Mr Obama said that in this situation those who move such resolutions against Israel would only “need to … point to the statements that have been made saying there is no process”.
Mr Obama reminded Israelis that up until this point the US had “pushed away against European efforts for example, or other efforts. Because we’ve said, the only way this gets resolved is if the two parties work together,” he said, referring to European moves to unilaterally recognise of a Palestinian state.
The US president argued that a two-state solution was also needed to strengthen Israel.
“If, in fact, we want a Jewish homeland and a Jewish democracy, then this issue of the Palestinian people has to be resolved,” he said.
Mr Obama noted that later Mr Netanyahu distanced himself from the statement and agreed to look into “the possibility of a Palestinian state”.
But even this suggestion “has so many caveats, so many conditions, that it is not realistic to think that those conditions would be met any time in the near future,” he said.
“So the danger here is that…Israel as a whole loses credibility.
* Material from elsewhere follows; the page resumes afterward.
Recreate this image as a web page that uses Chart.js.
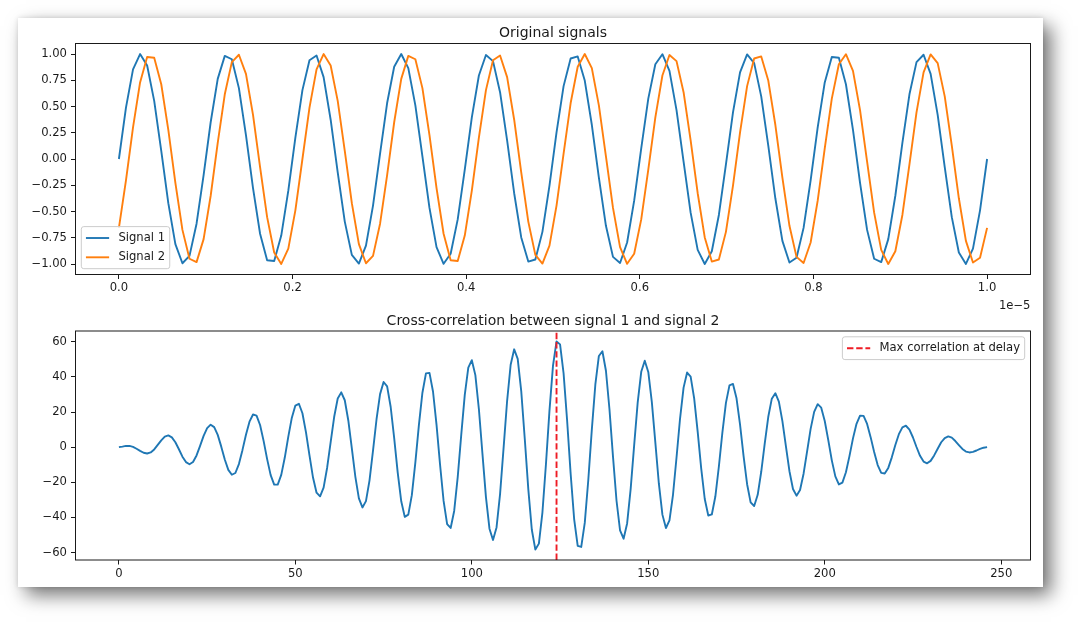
<!DOCTYPE html>
<html>
<head>
<meta charset="utf-8">
<script src="https://cdn.jsdelivr.net/npm/chart.js@4.4.1/dist/chart.umd.min.js"></script>
<style>
  html, body { margin: 0; padding: 0; background: #ffffff; width: 1080px; height: 624px; overflow: hidden; }
  #card { position: absolute; left: 18px; top: 18px; width: 1025px; height: 569px; background: #ffffff;
          box-shadow: 8px 8px 18px rgba(0,0,0,0.55), 0 0 5px rgba(0,0,0,0.12); }
  canvas { position: absolute; left: 0; }
  #c1 { top: 0; }
  #c2 { top: 312px; }
</style>
</head>
<body>
<div id="card"></div>
<canvas id="c1" width="1080" height="312"></canvas>
<canvas id="c2" width="1080" height="312"></canvas>
<script>
// ---------------- data ----------------
const signal1 = [
  0, 0.489, 0.853, 0.999, 0.890, 0.554, 0.077, -0.421, -0.811, -0.993,
  -0.923, -0.616, -0.153, 0.350, 0.763, 0.982, 0.950, 0.675, 0.228, -0.277,
  -0.712, -0.964, -0.971, -0.729, -0.302, 0.203, 0.656, 0.941, 0.986, 0.780,
  0.374, -0.127, -0.596, -0.913, -0.996, -0.825, -0.444, 0.051, 0.533, 0.879,
  1.000, 0.866, 0.511, 0.026, -0.466, -0.839, -0.998, -0.902, -0.575, -0.102,
  0.397, 0.795, 0.990, 0.932, 0.636, 0.178, -0.326, -0.747, -0.977, -0.957,
  -0.694, -0.253, 0.253, 0.694, 0.957, 0.977, 0.747, 0.326, -0.178, -0.636,
  -0.932, -0.990, -0.795, -0.397, 0.102, 0.575, 0.902, 0.998, 0.839, 0.466,
  -0.026, -0.511, -0.866, -1.000, -0.879, -0.533, -0.051, 0.444, 0.825, 0.996,
  0.913, 0.596, 0.127, -0.374, -0.780, -0.986, -0.941, -0.656, -0.203, 0.302,
  0.729, 0.971, 0.964, 0.712, 0.277, -0.228, -0.675, -0.950, -0.982, -0.763,
  -0.350, 0.153, 0.616, 0.923, 0.993, 0.811, 0.421, -0.077, -0.554, -0.890,
  -0.999, -0.853, -0.489, 0
];
const signal2 = [
  -0.656, -0.203, 0.302, 0.729, 0.971, 0.964, 0.712, 0.277, -0.228, -0.675,
  -0.950, -0.982, -0.763, -0.350, 0.153, 0.616, 0.923, 0.993, 0.811, 0.421,
  -0.077, -0.554, -0.890, -0.999, -0.853, -0.489, 0, 0.489, 0.853, 0.999,
  0.890, 0.554, 0.077, -0.421, -0.811, -0.993, -0.923, -0.616, -0.153, 0.350,
  0.763, 0.982, 0.950, 0.675, 0.228, -0.277, -0.712, -0.964, -0.971, -0.729,
  -0.302, 0.203, 0.656, 0.941, 0.986, 0.780, 0.374, -0.127, -0.596, -0.913,
  -0.996, -0.825, -0.444, 0.051, 0.533, 0.879, 1.000, 0.866, 0.511, 0.026,
  -0.466, -0.839, -0.998, -0.902, -0.575, -0.102, 0.397, 0.795, 0.990, 0.932,
  0.636, 0.178, -0.326, -0.747, -0.977, -0.957, -0.694, -0.253, 0.253, 0.694,
  0.957, 0.977, 0.747, 0.326, -0.178, -0.636, -0.932, -0.990, -0.795, -0.397,
  0.102, 0.575, 0.902, 0.998, 0.839, 0.466, -0.026, -0.511, -0.866, -1.000,
  -0.879, -0.533, -0.051, 0.444, 0.825, 0.996, 0.913, 0.596, 0.127, -0.374,
  -0.780, -0.986, -0.941, -0.656
];
const crossCorr = [
  0.0, 0.3, 0.7, 0.7, 0.2, -0.9, -2.1, -3.2, -3.6, -3.0,
  -1.3, 1.3, 3.9, 6.0, 6.7, 5.6, 2.8, -1.2, -5.4, -8.5,
  -9.7, -8.4, -4.7, 0.7, 6.4, 10.8, 12.8, 11.4, 7.0, 0.3,
  -7.0, -12.9, -15.7, -14.7, -9.6, -1.7, 7.1, 14.5, 18.6, 18.0,
  12.6, 3.6, -6.8, -15.9, -21.3, -21.3, -15.8, -5.9, 6.0, 16.8,
  23.7, 24.7, 19.3, 8.6, -4.7, -17.3, -25.9, -28.0, -23.0, -11.7,
  2.9, 17.3, 27.7, 31.2, 26.7, 15.2, -0.7, -16.9, -29.2, -34.3,
  -30.7, -19.0, -2.0, 15.9, 30.2, 37.1, 34.6, 23.0, 5.2, -14.5,
  -30.8, -39.7, -38.4, -27.3, -8.7, 12.5, 31.0, 42.0, 42.3, 31.7,
  12.7, -10.0, -30.6, -43.8, -46.0, -36.3, -17.1, 7.0, 29.8, 45.3,
  49.5, 41.0, 21.7, -3.5, -28.4, -46.4, -52.8, -45.7, -26.7, -0.4,
  26.4, 46.9, 55.7, 50.3, 31.9, 4.8, -23.9, -47.0, -58.3, -54.9,
  -37.2, -9.7, 20.8,
  46.4, 60.2, 58.5, 42.0, 15.2, -15.1, -41.1, -56.2, -56.8, -43.1,
  -18.7, 10.0, 35.7, 51.9, 54.6, 43.5, 21.6, -5.4, -30.5, -47.4,
  -52.1, -43.4, -23.9, 1.2, 25.5, 42.9, 49.2, 42.8, 25.8, 2.6,
  -20.8, -38.4, -46.0, -41.7, -27.1, -5.9, 16.3, 33.9, 42.5, 40.2,
  27.8, 8.7, -12.2, -29.5, -38.9, -38.3, -28.1, -11.0, 8.4, 25.2,
  35.2, 36.0, 27.8, 12.8, -5.1, -21.1, -31.4, -33.5, -27.1, -14.0,
  2.1, 17.3, 27.6, 30.7, 25.9, 14.8, 0.4, -13.7, -23.8, -27.6,
  -24.4, -15.1, -2.4, 10.4, 20.1, 24.5, 22.5, 14.9, 4.0, -7.5,
  -16.6, -21.2, -20.2, -14.3, -5.1, 5.0, 13.3, 17.9, 17.8, 13.2,
  5.7, -2.8, -10.2, -14.6, -15.0, -11.8, -5.8, 1.2, 7.4, 11.3,
  12.2, 10.0, 5.5, 0.1, -4.9, -8.2, -9.2, -7.8, -4.7, -0.9,
  2.8, 5.2, 6.1, 5.4, 3.5, 1.2, -1.0, -2.5, -3.0, -2.7,
  -1.9, -1.0, -0.3, 0.0
];
const T_END = 1.0;                 // end time, in units of 1e-5 s
const topXTicks = [0, 0.2, 0.4, 0.6, 0.8, 1.0];
const topYTicks = [-1, -0.75, -0.5, -0.25, 0, 0.25, 0.5, 0.75, 1];
const botXTicks = [0, 50, 100, 150, 200, 250];
const botYTicks = [-60, -40, -20, 0, 20, 40, 60];
const seriesLabels = ['Signal 1', 'Signal 2', 'Max correlation at delay'];
const titles = ['Original signals', 'Cross-correlation between signal 1 and signal 2'];

// ---------------- styling ----------------
const TEXT = '#1a1a1a';
const FS = 11.6;
const FAMILY = '"DejaVu Sans", "Liberation Sans", sans-serif';
const LW = 1.9;
const minus = s => s.replace(/-/g, '\u2212');

function padRange(lo, hi) { const r = hi - lo; return [lo - 0.05 * r, hi + 0.05 * r]; }

function makeAxis(min, max, ticks, fmt, isX, size) {
  return {
    type: 'linear', min, max,
    afterBuildTicks: s => { s.ticks = ticks.map(v => ({ value: v })); },
    afterFit: s => { if (isX) s.height = size; else s.width = size; },
    grid: { drawOnChartArea: false, drawTicks: true, tickLength: 4.5, color: TEXT, lineWidth: 1 },
    border: { display: false },
    ticks: {
      color: TEXT, font: { family: FAMILY, size: FS }, padding: isX ? 2.5 : 4,
      autoSkip: false, maxRotation: 0, minRotation: 0,
      callback: v => minus(fmt(v))
    }
  };
}

const framePlugin = {
  id: 'frame',
  afterDraw(chart, args, o) {
    const { ctx, chartArea: a } = chart;
    ctx.save();
    ctx.strokeStyle = TEXT; ctx.lineWidth = 1;
    ctx.strokeRect(a.left, a.top, a.right - a.left, a.bottom - a.top);
    ctx.fillStyle = TEXT;
    ctx.font = `14px ${FAMILY}`; ctx.textAlign = 'center'; ctx.textBaseline = 'alphabetic';
    ctx.fillText(o.title, (a.left + a.right) / 2, a.top - 6.5);
    if (o.offset) {
      ctx.font = `${FS}px ${FAMILY}`; ctx.textAlign = 'right';
      ctx.fillText(o.offset, a.right, a.bottom + 34);
    }
    ctx.restore();
  }
};

const legendPlugin = {
  id: 'mplLegend',
  afterDraw(chart, args, o) {
    const { ctx, chartArea: a } = chart;
    const items = chart.data.datasets.filter(d => d.label);
    ctx.save();
    ctx.font = `${FS}px ${FAMILY}`;
    const pad = 0.4 * FS, handle = 2 * FS, hpad = 0.8 * FS, axpad = 0.5 * FS, rowH = 13.5, sp = 0.5 * FS;
    const tw = Math.max(...items.map(d => ctx.measureText(d.label).width));
    const w = pad * 2 + handle + hpad + tw;
    const h = pad * 2 + items.length * rowH + (items.length - 1) * sp;
    let x, y;
    if (o.corner === 'lowerleft') { x = a.left + axpad; y = a.bottom - axpad - h; }
    else { x = a.right - axpad - w; y = a.top + axpad; }
    const r = 2.5;
    ctx.beginPath();
    ctx.moveTo(x + r, y); ctx.lineTo(x + w - r, y); ctx.arcTo(x + w, y, x + w, y + r, r);
    ctx.lineTo(x + w, y + h - r); ctx.arcTo(x + w, y + h, x + w - r, y + h, r);
    ctx.lineTo(x + r, y + h); ctx.arcTo(x, y + h, x, y + h - r, r);
    ctx.lineTo(x, y + r); ctx.arcTo(x, y, x + r, y, r); ctx.closePath();
    ctx.fillStyle = 'rgba(255,255,255,0.8)'; ctx.fill();
    ctx.strokeStyle = '#cccccc'; ctx.lineWidth = 1; ctx.stroke();
    items.forEach((d, i) => {
      const cy = y + pad + i * (rowH + sp) + rowH / 2;
      ctx.beginPath();
      ctx.setLineDash(d.borderDash || []);
      ctx.strokeStyle = d.borderColor; ctx.lineWidth = d.borderWidth;
      ctx.moveTo(x + pad, cy); ctx.lineTo(x + pad + handle, cy); ctx.stroke();
      ctx.setLineDash([]);
      ctx.fillStyle = TEXT; ctx.textAlign = 'left'; ctx.textBaseline = 'middle';
      ctx.fillText(d.label, x + pad + handle + hpad, cy);
    });
    ctx.restore();
  }
};

function lineDs(label, pts, color, order, dash) {
  return {
    label, data: pts, borderColor: color, backgroundColor: color, borderWidth: LW,
    borderDash: dash || [], showLine: true, pointRadius: 0, pointHoverRadius: 0,
    tension: 0, fill: false, borderJoinStyle: 'round', order
  };
}

// ---------------- top chart: original signals ----------------
const N = signal1.length;
const timeAxis = signal1.map((_, i) => i * T_END / (N - 1));
const [x1min, x1max] = padRange(0, T_END);
const [y1min, y1max] = padRange(Math.min(...signal1, ...signal2), Math.max(...signal1, ...signal2));

new Chart(document.getElementById('c1'), {
  type: 'scatter',
  data: {
    datasets: [
      lineDs(seriesLabels[0], signal1.map((v, i) => ({ x: timeAxis[i], y: v })), '#1f77b4', 2),
      lineDs(seriesLabels[1], signal2.map((v, i) => ({ x: timeAxis[i], y: v })), '#ff7f0e', 1)
    ]
  },
  options: {
    responsive: false, animation: false, events: [],
    layout: { padding: { left: 0, right: 49.5, top: 43.5, bottom: 0 } },
    plugins: {
      legend: { display: false }, tooltip: { enabled: false },
      frame: { title: titles[0], offset: '1e\u22125' },
      mplLegend: { corner: 'lowerleft' }
    },
    scales: {
      x: makeAxis(x1min, x1max, topXTicks, v => v.toFixed(1), true, 312 - 274.5),
      y: makeAxis(y1min, y1max, topYTicks, v => v.toFixed(2), false, 75.5)
    }
  },
  plugins: [framePlugin, legendPlugin]
});

// ---------------- bottom chart: cross-correlation ----------------
const lags = crossCorr.map((_, i) => i);
const peak = Math.max(...crossCorr);
const peakLag = lags[crossCorr.indexOf(peak)];
const [x2min, x2max] = padRange(0, crossCorr.length - 1);
const [y2min, y2max] = padRange(Math.min(...crossCorr), peak);

new Chart(document.getElementById('c2'), {
  type: 'scatter',
  data: {
    datasets: [
      lineDs('', crossCorr.map((v, i) => ({ x: lags[i], y: v })), '#1f77b4', 2),
      lineDs(seriesLabels[2], [{ x: peakLag, y: y2min }, { x: peakLag, y: y2max }], '#ee1c25', 1, [6.4, 2.8])
    ]
  },
  options: {
    responsive: false, animation: false, events: [],
    layout: { padding: { left: 0, right: 49.5, top: 19, bottom: 0 } },
    plugins: {
      legend: { display: false }, tooltip: { enabled: false },
      frame: { title: titles[1] },
      mplLegend: { corner: 'upperright' }
    },
    scales: {
      x: makeAxis(x2min, x2max, botXTicks, v => String(v), true, 312 - 248),
      y: makeAxis(y2min, y2max, botYTicks, v => String(v), false, 75.5)
    }
  },
  plugins: [framePlugin, legendPlugin]
});
</script>
</body>
</html>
Already the international community does not believe that Israel is serious about a two-state solution…the statement the Prime Minister made compounded that…belief that there’s not a commitment there.”
President Obama said Mr Netanyahu “has (also) been sceptical about the capacity of Israelis and Palestinians to come together on behalf of peace. I think that he is also a politician, who’s concerned about keeping coalitions together and maintaining his office.”
The US president’s relations with the Israeli prime minister were never very cordial but it worsened this fall when Mr Netanyahu addressed the US Congress and spoke against Mr Obama’s efforts to conclude a nuclear deal with Iran.